» Short task
Give the listing again character for character, but drop the images.

» Recorded data
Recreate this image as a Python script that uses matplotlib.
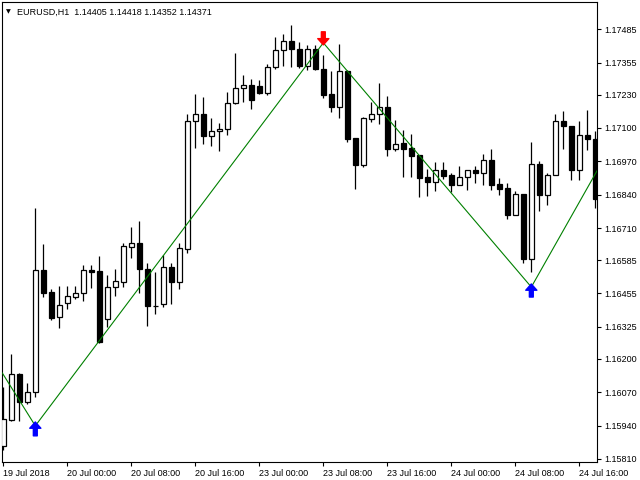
import matplotlib
matplotlib.use("Agg")
import matplotlib.pyplot as plt
from matplotlib.patches import Rectangle

# EURUSD H1, 19 Jul 16:00 .. 24 Jul 18:00 (one bar per hour)
opens = [1.15861, 1.15962, 1.16141, 1.16032, 1.16071, 1.16547, 1.16461, 1.16364, 1.16418, 1.16441,
         1.16457, 1.16547, 1.16543, 1.16356, 1.16480, 1.16500, 1.16636, 1.16652, 1.16551, 1.16406,
         1.16414, 1.16559, 1.16500, 1.16629, 1.17128, 1.17155, 1.17069, 1.17089, 1.17096, 1.17198,
         1.17256, 1.17268, 1.17264, 1.17237, 1.17338, 1.17404, 1.17439, 1.17408, 1.17342, 1.17408,
         1.17330, 1.17233, 1.17182, 1.17322, 1.17061, 1.16956, 1.17135, 1.17155, 1.17182, 1.17018,
         1.17042, 1.17022, 1.16995, 1.16909, 1.16890, 1.16937, 1.16917, 1.16878, 1.16909, 1.16937,
         1.16925, 1.16976, 1.16882, 1.16866, 1.16761, 1.16843, 1.16590, 1.16960, 1.16839, 1.16917,
         1.17128, 1.17108, 1.16937, 1.17073, 1.17057]
highs = [1.16091, 1.16220, 1.16145, 1.16106, 1.16788, 1.16648, 1.16473, 1.16484, 1.16484, 1.16484,
         1.16566, 1.16566, 1.16601, 1.16527, 1.16551, 1.16652, 1.16714, 1.16738, 1.16574, 1.16539,
         1.16605, 1.16574, 1.16652, 1.17155, 1.17233, 1.17221, 1.17139, 1.17120, 1.17241, 1.17393,
         1.17307, 1.17291, 1.17287, 1.17350, 1.17455, 1.17467, 1.17502, 1.17435, 1.17424, 1.17424,
         1.17385, 1.17322, 1.17428, 1.17326, 1.17061, 1.17143, 1.17202, 1.17276, 1.17225, 1.17131,
         1.17093, 1.17077, 1.16995, 1.16940, 1.16968, 1.16968, 1.16925, 1.16952, 1.16937, 1.16952,
         1.16999, 1.17018, 1.16905, 1.16886, 1.16855, 1.16843, 1.17046, 1.16972, 1.16925, 1.17155,
         1.17167, 1.17108, 1.17128, 1.17170, 1.17089]
lows = [1.15846, 1.15958, 1.15958, 1.16024, 1.16052, 1.16441, 1.16352, 1.16321, 1.16395, 1.16434,
        1.16426, 1.16477, 1.16262, 1.16325, 1.16445, 1.16480, 1.16594, 1.16457, 1.16329, 1.16375,
        1.16402, 1.16414, 1.16473, 1.16613, 1.17022, 1.17038, 1.17030, 1.17011, 1.17073, 1.17194,
        1.17202, 1.17174, 1.17233, 1.17229, 1.17330, 1.17342, 1.17338, 1.17334, 1.17326, 1.17326,
        1.17217, 1.17163, 1.17139, 1.17046, 1.16862, 1.16948, 1.17124, 1.17116, 1.16991, 1.17011,
        1.16909, 1.16909, 1.16831, 1.16835, 1.16855, 1.16901, 1.16851, 1.16878, 1.16859, 1.16886,
        1.16878, 1.16859, 1.16839, 1.16746, 1.16761, 1.16574, 1.16539, 1.16777, 1.16800, 1.16917,
        1.17018, 1.16898, 1.16898, 1.17015, 1.16788]
closes = [1.15966, 1.16141, 1.16032, 1.16071, 1.16547, 1.16457, 1.16360, 1.16410, 1.16445, 1.16457,
          1.16547, 1.16539, 1.16266, 1.16480, 1.16504, 1.16640, 1.16652, 1.16551, 1.16406, 1.16406,
          1.16559, 1.16500, 1.16632, 1.17128, 1.17155, 1.17069, 1.17089, 1.17096, 1.17198, 1.17256,
          1.17268, 1.17209, 1.17237, 1.17338, 1.17404, 1.17439, 1.17408, 1.17342, 1.17408, 1.17330,
          1.17229, 1.17182, 1.17322, 1.17057, 1.16956, 1.17139, 1.17155, 1.17182, 1.17018, 1.17038,
          1.17018, 1.16991, 1.16905, 1.16890, 1.16937, 1.16913, 1.16878, 1.16909, 1.16937, 1.16925,
          1.16976, 1.16878, 1.16862, 1.16761, 1.16843, 1.16590, 1.16960, 1.16839, 1.16917, 1.17128,
          1.17108, 1.16937, 1.17073, 1.17057, 1.16824]

# zigzag indicator (bar position, price)
zz_bars = [-0.125, 4, 40, 66, 74.21]
zz_prices = [1.16145, 1.15939, 1.17432, 1.16480, 1.16933]

# signal arrows: bar, tail price, tip price, colour
arrow_bars = [4, 40, 66]
arrow_tails = [1.15900, 1.17475, 1.16441]
arrow_tips = [1.15954, 1.17424, 1.16492]
arrow_colors = ["#0000FF", "#FF0000", "#0000FF"]

price_levels = [1.17485, 1.17355, 1.17230, 1.17100, 1.16970, 1.16840, 1.16710,
                1.16585, 1.16455, 1.16325, 1.16200, 1.16070, 1.15940, 1.15810]
time_ticks = [0, 8, 16, 24, 32, 40, 48, 56, 64, 72]
time_labels = ["19 Jul 2018", "20 Jul 00:00", "20 Jul 08:00", "20 Jul 16:00", "23 Jul 00:00",
               "23 Jul 08:00", "23 Jul 16:00", "24 Jul 00:00", "24 Jul 08:00", "24 Jul 16:00"]

header = "EURUSD,H1  1.14405 1.14418 1.14352 1.14371"

plt.rcParams['font.family'] = ['Liberation Sans', 'DejaVu Sans']

fig = plt.figure(figsize=(6.4, 4.8), dpi=100)
ax = fig.add_axes([2.3 / 640, 1 - 462 / 480, (597 - 2.3) / 640, (462 - 2.3) / 480])

body_w = 0.55
for i in range(len(opens)):
    o, h, l, c = opens[i], highs[i], lows[i], closes[i]
    ax.plot([i, i], [l, h], color="black", lw=0.9, zorder=2, solid_capstyle="butt")
    bull = c >= o
    ax.add_patch(Rectangle((i - body_w / 2, min(o, c)), body_w, abs(c - o),
                           facecolor="white" if bull else "black", edgecolor="black",
                           lw=0.9, zorder=3))

ax.plot(zz_bars, zz_prices, color="#008000", lw=0.8, zorder=4)

for b, t0, t1, col in zip(arrow_bars, arrow_tails, arrow_tips, arrow_colors):
    ax.annotate("", xy=(b, t1), xytext=(b, t0),
                arrowprops=dict(arrowstyle="simple,head_width=0.8,head_length=0.45,tail_width=0.28",
                                color=col, shrinkA=0, shrinkB=0, mutation_scale=10),
                zorder=5)

ax.set_xlim(-0.125, 74.21)
ax.set_ylim(1.15798, 1.17590)

ax.yaxis.tick_right()
ax.set_yticks(price_levels)
ax.set_yticklabels([f"{p:.5f}" for p in price_levels])
ax.set_xticks(time_ticks)
ax.set_xticklabels(time_labels)
for lbl in ax.get_xticklabels():
    lbl.set_horizontalalignment("left")
ax.tick_params(axis="both", length=3, width=0.8, labelsize=6.5, pad=2, colors="black")

for s in ax.spines.values():
    s.set_linewidth(0.8)
    s.set_color("black")

fig.text(8.5 / 640, 1 - 12 / 480, "\u25bc", fontsize=4.5, family="DejaVu Sans", ha="center", va="center")
fig.text(17 / 640, 1 - 12 / 480, header, fontsize=6.5, ha="left", va="center")

fig.savefig("out.png", dpi=100, facecolor="white")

» The result
Recreate this image as a Python script that uses matplotlib.
import matplotlib
matplotlib.use("Agg")
import matplotlib.pyplot as plt
from matplotlib.patches import Rectangle

# EURUSD H1, 19 Jul 16:00 .. 24 Jul 18:00 (one bar per hour)
opens = [1.15861, 1.15962, 1.16141, 1.16032, 1.16071, 1.16547, 1.16461, 1.16364, 1.16418, 1.16441,
         1.16457, 1.16547, 1.16543, 1.16356, 1.16480, 1.16500, 1.16636, 1.16652, 1.16551, 1.16406,
         1.16414, 1.16559, 1.16500, 1.16629, 1.17128, 1.17155, 1.17069, 1.17089, 1.17096, 1.17198,
         1.17256, 1.17268, 1.17264, 1.17237, 1.17338, 1.17404, 1.17439, 1.17408, 1.17342, 1.17408,
         1.17330, 1.17233, 1.17182, 1.17322, 1.17061, 1.16956, 1.17135, 1.17155, 1.17182, 1.17018,
         1.17042, 1.17022, 1.16995, 1.16909, 1.16890, 1.16937, 1.16917, 1.16878, 1.16909, 1.16937,
         1.16925, 1.16976, 1.16882, 1.16866, 1.16761, 1.16843, 1.16590, 1.16960, 1.16839, 1.16917,
         1.17128, 1.17108, 1.16937, 1.17073, 1.17057]
highs = [1.16091, 1.16220, 1.16145, 1.16106, 1.16788, 1.16648, 1.16473, 1.16484, 1.16484, 1.16484,
         1.16566, 1.16566, 1.16601, 1.16527, 1.16551, 1.16652, 1.16714, 1.16738, 1.16574, 1.16539,
         1.16605, 1.16574, 1.16652, 1.17155, 1.17233, 1.17221, 1.17139, 1.17120, 1.17241, 1.17393,
         1.17307, 1.17291, 1.17287, 1.17350, 1.17455, 1.17467, 1.17502, 1.17435, 1.17424, 1.17424,
         1.17385, 1.17322, 1.17428, 1.17326, 1.17061, 1.17143, 1.17202, 1.17276, 1.17225, 1.17131,
         1.17093, 1.17077, 1.16995, 1.16940, 1.16968, 1.16968, 1.16925, 1.16952, 1.16937, 1.16952,
         1.16999, 1.17018, 1.16905, 1.16886, 1.16855, 1.16843, 1.17046, 1.16972, 1.16925, 1.17155,
         1.17167, 1.17108, 1.17128, 1.17170, 1.17089]
lows = [1.15846, 1.15958, 1.15958, 1.16024, 1.16052, 1.16441, 1.16352, 1.16321, 1.16395, 1.16434,
        1.16426, 1.16477, 1.16262, 1.16325, 1.16445, 1.16480, 1.16594, 1.16457, 1.16329, 1.16375,
        1.16402, 1.16414, 1.16473, 1.16613, 1.17022, 1.17038, 1.17030, 1.17011, 1.17073, 1.17194,
        1.17202, 1.17174, 1.17233, 1.17229, 1.17330, 1.17342, 1.17338, 1.17334, 1.17326, 1.17326,
        1.17217, 1.17163, 1.17139, 1.17046, 1.16862, 1.16948, 1.17124, 1.17116, 1.16991, 1.17011,
        1.16909, 1.16909, 1.16831, 1.16835, 1.16855, 1.16901, 1.16851, 1.16878, 1.16859, 1.16886,
        1.16878, 1.16859, 1.16839, 1.16746, 1.16761, 1.16574, 1.16539, 1.16777, 1.16800, 1.16917,
        1.17018, 1.16898, 1.16898, 1.17015, 1.16788]
closes = [1.15966, 1.16141, 1.16032, 1.16071, 1.16547, 1.16457, 1.16360, 1.16410, 1.16445, 1.16457,
          1.16547, 1.16539, 1.16266, 1.16480, 1.16504, 1.16640, 1.16652, 1.16551, 1.16406, 1.16406,
          1.16559, 1.16500, 1.16632, 1.17128, 1.17155, 1.17069, 1.17089, 1.17096, 1.17198, 1.17256,
          1.17268, 1.17209, 1.17237, 1.17338, 1.17404, 1.17439, 1.17408, 1.17342, 1.17408, 1.17330,
          1.17229, 1.17182, 1.17322, 1.17057, 1.16956, 1.17139, 1.17155, 1.17182, 1.17018, 1.17038,
          1.17018, 1.16991, 1.16905, 1.16890, 1.16937, 1.16913, 1.16878, 1.16909, 1.16937, 1.16925,
          1.16976, 1.16878, 1.16862, 1.16761, 1.16843, 1.16590, 1.16960, 1.16839, 1.16917, 1.17128,
          1.17108, 1.16937, 1.17073, 1.17057, 1.16824]

# zigzag indicator (bar position, price)
zz_bars = [-0.125, 4, 40, 66, 74.21]
zz_prices = [1.16145, 1.15939, 1.17432, 1.16480, 1.16933]

# signal arrows: bar, tail price, tip price, colour
arrow_bars = [4, 40, 66]
arrow_tails = [1.15900, 1.17475, 1.16441]
arrow_tips = [1.15954, 1.17424, 1.16492]
arrow_colors = ["#0000FF", "#FF0000", "#0000FF"]

price_levels = [1.17485, 1.17355, 1.17230, 1.17100, 1.16970, 1.16840, 1.16710,
                1.16585, 1.16455, 1.16325, 1.16200, 1.16070, 1.15940, 1.15810]
time_ticks = [0, 8, 16, 24, 32, 40, 48, 56, 64, 72]
time_labels = ["19 Jul 2018", "20 Jul 00:00", "20 Jul 08:00", "20 Jul 16:00", "23 Jul 00:00",
               "23 Jul 08:00", "23 Jul 16:00", "24 Jul 00:00", "24 Jul 08:00", "24 Jul 16:00"]

header = "EURUSD,H1  1.14405 1.14418 1.14352 1.14371"

plt.rcParams['font.family'] = ['Liberation Sans', 'DejaVu Sans']

fig = plt.figure(figsize=(6.4, 4.8), dpi=100)
ax = fig.add_axes([2.3 / 640, 1 - 462 / 480, (597 - 2.3) / 640, (462 - 2.3) / 480])

body_w = 0.55
for i in range(len(opens)):
    o, h, l, c = opens[i], highs[i], lows[i], closes[i]
    ax.plot([i, i], [l, h], color="black", lw=0.9, zorder=2, solid_capstyle="butt")
    bull = c >= o
    ax.add_patch(Rectangle((i - body_w / 2, min(o, c)), body_w, abs(c - o),
                           facecolor="white" if bull else "black", edgecolor="black",
                           lw=0.9, zorder=3))

ax.plot(zz_bars, zz_prices, color="#008000", lw=0.8, zorder=4)

for b, t0, t1, col in zip(arrow_bars, arrow_tails, arrow_tips, arrow_colors):
    ax.annotate("", xy=(b, t1), xytext=(b, t0),
                arrowprops=dict(arrowstyle="simple,head_width=0.8,head_length=0.45,tail_width=0.28",
                                color=col, shrinkA=0, shrinkB=0, mutation_scale=10),
                zorder=5)

ax.set_xlim(-0.125, 74.21)
ax.set_ylim(1.15798, 1.17590)

ax.yaxis.tick_right()
ax.set_yticks(price_levels)
ax.set_yticklabels([f"{p:.5f}" for p in price_levels])
ax.set_xticks(time_ticks)
ax.set_xticklabels(time_labels)
for lbl in ax.get_xticklabels():
    lbl.set_horizontalalignment("left")
ax.tick_params(axis="both", length=3, width=0.8, labelsize=6.5, pad=2, colors="black")

for s in ax.spines.values():
    s.set_linewidth(0.8)
    s.set_color("black")

fig.text(8.5 / 640, 1 - 12 / 480, "\u25bc", fontsize=4.5, family="DejaVu Sans", ha="center", va="center")
fig.text(17 / 640, 1 - 12 / 480, header, fontsize=6.5, ha="left", va="center")

fig.savefig("out.png", dpi=100, facecolor="white")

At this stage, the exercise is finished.